Entries from a dataset:
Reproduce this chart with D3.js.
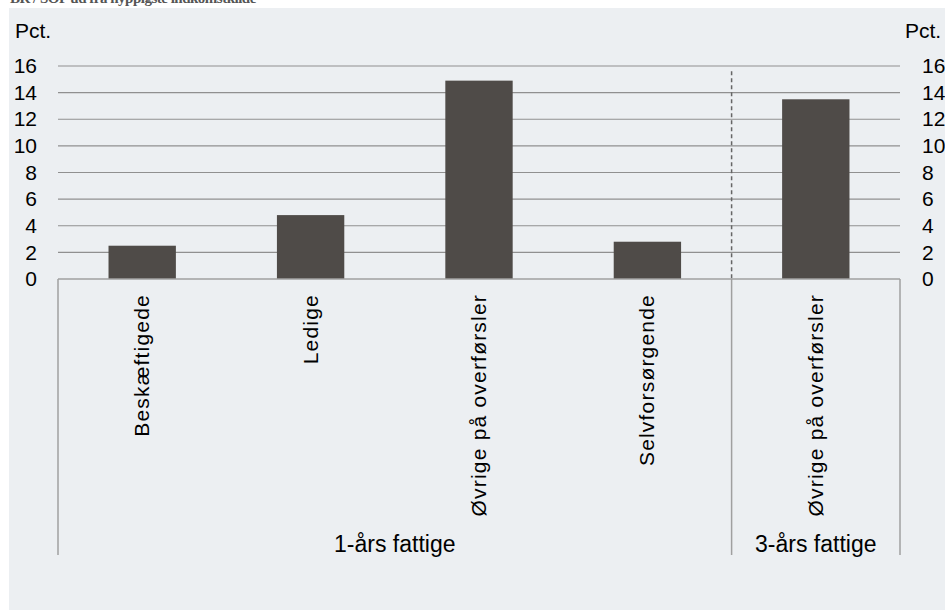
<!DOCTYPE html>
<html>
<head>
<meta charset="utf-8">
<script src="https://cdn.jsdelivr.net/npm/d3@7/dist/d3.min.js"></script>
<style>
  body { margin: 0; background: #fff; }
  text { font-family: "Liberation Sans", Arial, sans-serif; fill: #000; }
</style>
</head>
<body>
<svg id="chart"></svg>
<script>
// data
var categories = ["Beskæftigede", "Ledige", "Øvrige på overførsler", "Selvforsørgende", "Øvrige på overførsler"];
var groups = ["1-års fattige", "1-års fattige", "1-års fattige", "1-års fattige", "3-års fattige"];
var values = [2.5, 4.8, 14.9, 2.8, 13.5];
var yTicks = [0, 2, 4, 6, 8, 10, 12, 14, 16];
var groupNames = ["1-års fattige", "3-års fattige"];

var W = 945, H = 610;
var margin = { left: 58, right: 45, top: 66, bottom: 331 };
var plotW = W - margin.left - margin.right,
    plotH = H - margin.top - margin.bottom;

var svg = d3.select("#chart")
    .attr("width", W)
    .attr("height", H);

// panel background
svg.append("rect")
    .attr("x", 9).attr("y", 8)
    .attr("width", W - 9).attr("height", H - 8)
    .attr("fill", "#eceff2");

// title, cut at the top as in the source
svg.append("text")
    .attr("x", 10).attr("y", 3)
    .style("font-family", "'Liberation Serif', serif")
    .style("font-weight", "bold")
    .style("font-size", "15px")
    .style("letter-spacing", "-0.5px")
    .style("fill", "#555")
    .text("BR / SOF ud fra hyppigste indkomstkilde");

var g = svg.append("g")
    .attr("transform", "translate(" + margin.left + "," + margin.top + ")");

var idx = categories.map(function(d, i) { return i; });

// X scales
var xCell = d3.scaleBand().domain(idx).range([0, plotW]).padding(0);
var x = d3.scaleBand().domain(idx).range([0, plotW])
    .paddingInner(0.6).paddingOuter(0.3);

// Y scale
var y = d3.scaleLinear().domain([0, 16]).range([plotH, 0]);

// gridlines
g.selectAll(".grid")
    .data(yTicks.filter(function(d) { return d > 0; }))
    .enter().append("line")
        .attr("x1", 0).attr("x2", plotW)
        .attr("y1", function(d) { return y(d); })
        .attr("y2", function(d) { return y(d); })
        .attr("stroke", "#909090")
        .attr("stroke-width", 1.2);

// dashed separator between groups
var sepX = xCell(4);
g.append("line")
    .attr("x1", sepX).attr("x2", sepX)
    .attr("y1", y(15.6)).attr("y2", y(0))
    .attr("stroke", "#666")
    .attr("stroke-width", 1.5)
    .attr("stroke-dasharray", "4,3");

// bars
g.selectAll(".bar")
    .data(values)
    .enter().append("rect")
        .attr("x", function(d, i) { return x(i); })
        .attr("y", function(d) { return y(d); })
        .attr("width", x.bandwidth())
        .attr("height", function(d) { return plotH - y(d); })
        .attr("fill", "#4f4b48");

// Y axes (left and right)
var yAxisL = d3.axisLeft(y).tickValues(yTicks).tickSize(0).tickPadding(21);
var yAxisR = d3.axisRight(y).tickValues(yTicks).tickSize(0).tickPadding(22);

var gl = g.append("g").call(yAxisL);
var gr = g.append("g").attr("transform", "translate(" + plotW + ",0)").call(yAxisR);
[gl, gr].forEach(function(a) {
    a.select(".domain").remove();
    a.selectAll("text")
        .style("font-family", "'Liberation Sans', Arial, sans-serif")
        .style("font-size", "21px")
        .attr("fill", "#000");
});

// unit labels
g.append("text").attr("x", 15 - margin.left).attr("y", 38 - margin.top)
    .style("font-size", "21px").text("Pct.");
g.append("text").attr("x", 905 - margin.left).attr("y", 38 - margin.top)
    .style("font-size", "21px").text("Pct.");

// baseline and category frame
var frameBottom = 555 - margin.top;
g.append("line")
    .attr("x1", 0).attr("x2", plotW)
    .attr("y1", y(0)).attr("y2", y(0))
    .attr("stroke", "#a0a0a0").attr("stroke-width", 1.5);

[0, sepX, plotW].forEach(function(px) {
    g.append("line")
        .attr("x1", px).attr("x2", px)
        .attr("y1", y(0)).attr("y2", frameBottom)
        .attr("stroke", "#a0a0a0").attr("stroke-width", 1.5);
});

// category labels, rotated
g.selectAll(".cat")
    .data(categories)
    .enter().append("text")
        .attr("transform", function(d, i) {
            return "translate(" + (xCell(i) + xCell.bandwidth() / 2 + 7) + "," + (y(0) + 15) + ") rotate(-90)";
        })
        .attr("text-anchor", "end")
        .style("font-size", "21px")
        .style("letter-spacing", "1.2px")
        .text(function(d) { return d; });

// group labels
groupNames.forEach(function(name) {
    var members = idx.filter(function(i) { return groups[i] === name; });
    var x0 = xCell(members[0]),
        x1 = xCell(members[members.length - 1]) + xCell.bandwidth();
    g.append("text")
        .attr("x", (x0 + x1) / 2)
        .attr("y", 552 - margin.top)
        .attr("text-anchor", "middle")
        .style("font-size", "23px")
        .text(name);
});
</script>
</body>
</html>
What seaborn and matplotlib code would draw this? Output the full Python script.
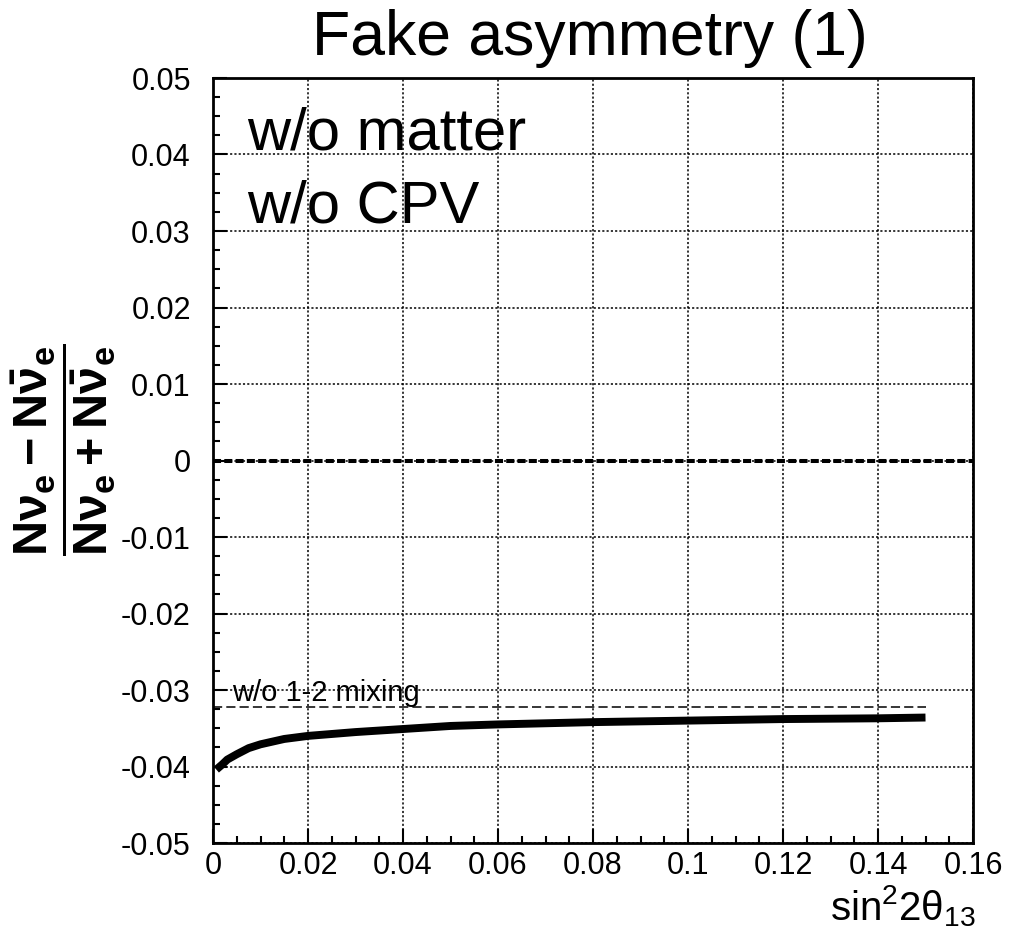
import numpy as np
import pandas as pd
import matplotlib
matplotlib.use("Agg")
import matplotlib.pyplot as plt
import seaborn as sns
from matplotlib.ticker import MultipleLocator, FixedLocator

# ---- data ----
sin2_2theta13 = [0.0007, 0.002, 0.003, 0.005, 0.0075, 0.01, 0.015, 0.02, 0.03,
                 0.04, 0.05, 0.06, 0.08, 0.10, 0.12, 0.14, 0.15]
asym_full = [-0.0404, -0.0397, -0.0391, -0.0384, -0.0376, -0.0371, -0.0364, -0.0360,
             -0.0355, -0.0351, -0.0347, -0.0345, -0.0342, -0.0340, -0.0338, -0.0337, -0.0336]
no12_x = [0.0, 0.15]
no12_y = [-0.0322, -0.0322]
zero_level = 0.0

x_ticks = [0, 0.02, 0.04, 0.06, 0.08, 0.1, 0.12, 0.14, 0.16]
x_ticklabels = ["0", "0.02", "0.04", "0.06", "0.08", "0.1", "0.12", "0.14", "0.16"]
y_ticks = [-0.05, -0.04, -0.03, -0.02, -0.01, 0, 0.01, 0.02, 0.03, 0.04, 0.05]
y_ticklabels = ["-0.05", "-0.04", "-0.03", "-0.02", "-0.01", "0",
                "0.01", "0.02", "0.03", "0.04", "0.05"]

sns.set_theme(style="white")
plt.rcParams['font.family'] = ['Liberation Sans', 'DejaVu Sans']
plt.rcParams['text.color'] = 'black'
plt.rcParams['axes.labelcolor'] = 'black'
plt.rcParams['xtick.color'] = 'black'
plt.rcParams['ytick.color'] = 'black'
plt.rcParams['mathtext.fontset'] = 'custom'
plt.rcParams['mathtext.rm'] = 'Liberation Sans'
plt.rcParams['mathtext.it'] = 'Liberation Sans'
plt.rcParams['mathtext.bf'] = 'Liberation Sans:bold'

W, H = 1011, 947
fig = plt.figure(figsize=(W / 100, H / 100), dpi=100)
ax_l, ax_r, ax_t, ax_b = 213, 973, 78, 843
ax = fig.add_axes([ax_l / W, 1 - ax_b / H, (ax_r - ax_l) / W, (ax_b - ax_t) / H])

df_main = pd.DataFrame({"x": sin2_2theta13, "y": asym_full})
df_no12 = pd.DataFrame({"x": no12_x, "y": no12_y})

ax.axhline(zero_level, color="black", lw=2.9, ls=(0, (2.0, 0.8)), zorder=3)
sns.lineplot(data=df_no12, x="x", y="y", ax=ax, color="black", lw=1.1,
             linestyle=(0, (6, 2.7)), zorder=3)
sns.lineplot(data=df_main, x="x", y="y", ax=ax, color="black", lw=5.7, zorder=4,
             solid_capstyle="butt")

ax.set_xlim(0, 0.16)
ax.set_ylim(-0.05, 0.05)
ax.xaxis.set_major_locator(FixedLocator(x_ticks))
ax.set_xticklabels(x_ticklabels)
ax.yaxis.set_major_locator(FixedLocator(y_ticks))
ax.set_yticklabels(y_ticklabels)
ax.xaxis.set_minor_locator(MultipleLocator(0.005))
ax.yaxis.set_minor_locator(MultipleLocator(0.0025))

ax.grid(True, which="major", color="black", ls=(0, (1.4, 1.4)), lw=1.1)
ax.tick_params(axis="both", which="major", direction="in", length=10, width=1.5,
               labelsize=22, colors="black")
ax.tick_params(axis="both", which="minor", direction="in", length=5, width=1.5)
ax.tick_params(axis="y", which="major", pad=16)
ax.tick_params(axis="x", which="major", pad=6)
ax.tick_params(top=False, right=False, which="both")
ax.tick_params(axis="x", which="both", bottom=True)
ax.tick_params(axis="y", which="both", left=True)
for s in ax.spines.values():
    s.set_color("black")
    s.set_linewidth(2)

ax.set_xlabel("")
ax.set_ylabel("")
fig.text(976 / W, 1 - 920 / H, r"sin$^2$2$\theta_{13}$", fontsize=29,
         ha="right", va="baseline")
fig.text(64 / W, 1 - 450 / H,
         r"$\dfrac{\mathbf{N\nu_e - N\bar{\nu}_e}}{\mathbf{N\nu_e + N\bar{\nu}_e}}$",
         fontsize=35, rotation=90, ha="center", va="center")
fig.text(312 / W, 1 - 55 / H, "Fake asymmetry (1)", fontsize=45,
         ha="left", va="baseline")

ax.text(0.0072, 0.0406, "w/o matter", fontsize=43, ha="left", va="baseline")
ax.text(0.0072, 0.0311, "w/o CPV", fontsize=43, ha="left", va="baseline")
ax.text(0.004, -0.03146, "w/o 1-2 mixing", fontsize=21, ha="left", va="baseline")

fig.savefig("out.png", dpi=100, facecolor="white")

==

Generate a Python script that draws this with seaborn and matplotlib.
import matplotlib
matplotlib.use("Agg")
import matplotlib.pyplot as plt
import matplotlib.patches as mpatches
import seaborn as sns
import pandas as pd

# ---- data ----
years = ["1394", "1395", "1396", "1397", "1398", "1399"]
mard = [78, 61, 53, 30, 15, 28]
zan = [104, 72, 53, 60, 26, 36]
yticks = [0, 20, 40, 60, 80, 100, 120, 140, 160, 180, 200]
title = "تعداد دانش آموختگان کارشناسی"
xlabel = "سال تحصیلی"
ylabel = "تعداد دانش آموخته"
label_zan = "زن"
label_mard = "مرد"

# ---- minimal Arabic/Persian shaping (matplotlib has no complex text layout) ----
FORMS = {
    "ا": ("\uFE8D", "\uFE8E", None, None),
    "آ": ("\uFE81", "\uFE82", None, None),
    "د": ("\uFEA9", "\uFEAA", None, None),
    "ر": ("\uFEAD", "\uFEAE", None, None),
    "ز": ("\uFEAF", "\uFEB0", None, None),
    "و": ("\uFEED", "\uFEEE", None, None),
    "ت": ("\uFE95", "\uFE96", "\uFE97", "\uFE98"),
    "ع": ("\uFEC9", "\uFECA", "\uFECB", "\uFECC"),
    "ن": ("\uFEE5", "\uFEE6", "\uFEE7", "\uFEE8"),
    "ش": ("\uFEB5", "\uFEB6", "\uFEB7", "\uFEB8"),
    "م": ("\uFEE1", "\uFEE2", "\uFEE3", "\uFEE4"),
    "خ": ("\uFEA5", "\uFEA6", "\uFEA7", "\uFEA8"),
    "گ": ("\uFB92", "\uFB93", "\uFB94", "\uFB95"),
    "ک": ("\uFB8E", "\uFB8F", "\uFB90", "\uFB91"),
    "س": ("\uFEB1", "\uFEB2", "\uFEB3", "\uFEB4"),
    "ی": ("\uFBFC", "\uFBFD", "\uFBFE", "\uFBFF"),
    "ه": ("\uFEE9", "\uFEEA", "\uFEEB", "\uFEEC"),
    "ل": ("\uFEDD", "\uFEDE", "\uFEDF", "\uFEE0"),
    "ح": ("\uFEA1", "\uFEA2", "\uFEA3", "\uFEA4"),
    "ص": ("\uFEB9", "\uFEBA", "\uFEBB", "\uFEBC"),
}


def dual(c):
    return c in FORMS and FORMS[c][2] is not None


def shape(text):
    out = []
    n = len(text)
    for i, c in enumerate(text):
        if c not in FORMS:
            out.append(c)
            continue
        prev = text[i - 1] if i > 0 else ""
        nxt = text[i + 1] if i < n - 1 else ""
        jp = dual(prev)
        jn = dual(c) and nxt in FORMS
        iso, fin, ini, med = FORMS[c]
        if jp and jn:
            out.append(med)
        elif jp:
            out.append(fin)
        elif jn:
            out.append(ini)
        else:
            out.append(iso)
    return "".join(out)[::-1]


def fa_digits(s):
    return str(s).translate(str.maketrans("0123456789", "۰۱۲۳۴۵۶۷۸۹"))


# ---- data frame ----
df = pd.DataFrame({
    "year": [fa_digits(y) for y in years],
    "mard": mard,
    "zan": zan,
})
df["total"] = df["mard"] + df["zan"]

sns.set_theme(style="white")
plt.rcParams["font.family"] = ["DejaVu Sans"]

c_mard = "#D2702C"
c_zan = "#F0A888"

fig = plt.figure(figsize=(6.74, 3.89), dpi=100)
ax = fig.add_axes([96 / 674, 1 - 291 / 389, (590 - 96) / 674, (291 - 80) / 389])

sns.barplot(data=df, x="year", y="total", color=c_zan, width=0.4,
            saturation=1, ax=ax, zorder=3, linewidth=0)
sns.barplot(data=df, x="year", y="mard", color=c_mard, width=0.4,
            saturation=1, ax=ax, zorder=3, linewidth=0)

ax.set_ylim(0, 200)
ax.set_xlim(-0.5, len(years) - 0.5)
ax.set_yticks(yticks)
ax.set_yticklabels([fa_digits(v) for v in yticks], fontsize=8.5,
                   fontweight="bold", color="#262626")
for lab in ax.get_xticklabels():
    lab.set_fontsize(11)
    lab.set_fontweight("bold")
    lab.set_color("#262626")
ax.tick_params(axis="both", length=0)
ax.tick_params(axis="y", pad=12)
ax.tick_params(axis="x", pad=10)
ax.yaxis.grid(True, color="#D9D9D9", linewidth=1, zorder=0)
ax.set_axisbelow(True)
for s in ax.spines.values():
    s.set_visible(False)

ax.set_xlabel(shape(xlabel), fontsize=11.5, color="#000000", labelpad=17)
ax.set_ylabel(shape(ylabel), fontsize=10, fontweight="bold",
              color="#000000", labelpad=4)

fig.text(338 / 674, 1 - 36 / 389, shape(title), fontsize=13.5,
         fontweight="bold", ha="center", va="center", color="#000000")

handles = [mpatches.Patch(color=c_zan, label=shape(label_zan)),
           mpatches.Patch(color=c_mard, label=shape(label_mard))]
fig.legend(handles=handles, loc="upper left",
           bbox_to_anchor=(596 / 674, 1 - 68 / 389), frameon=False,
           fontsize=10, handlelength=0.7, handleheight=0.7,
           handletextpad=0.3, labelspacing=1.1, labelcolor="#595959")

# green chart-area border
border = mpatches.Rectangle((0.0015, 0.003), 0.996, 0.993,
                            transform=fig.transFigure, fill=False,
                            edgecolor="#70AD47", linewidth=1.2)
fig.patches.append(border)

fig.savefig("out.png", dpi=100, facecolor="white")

EXERCISE TASK:
Show the lines of the material that contain the word "chart".

TASK RESPONSE:
Reproduce this chart with D3.js.
<svg id="chart"></svg>
var svg = d3.select("#chart")
# green chart-area border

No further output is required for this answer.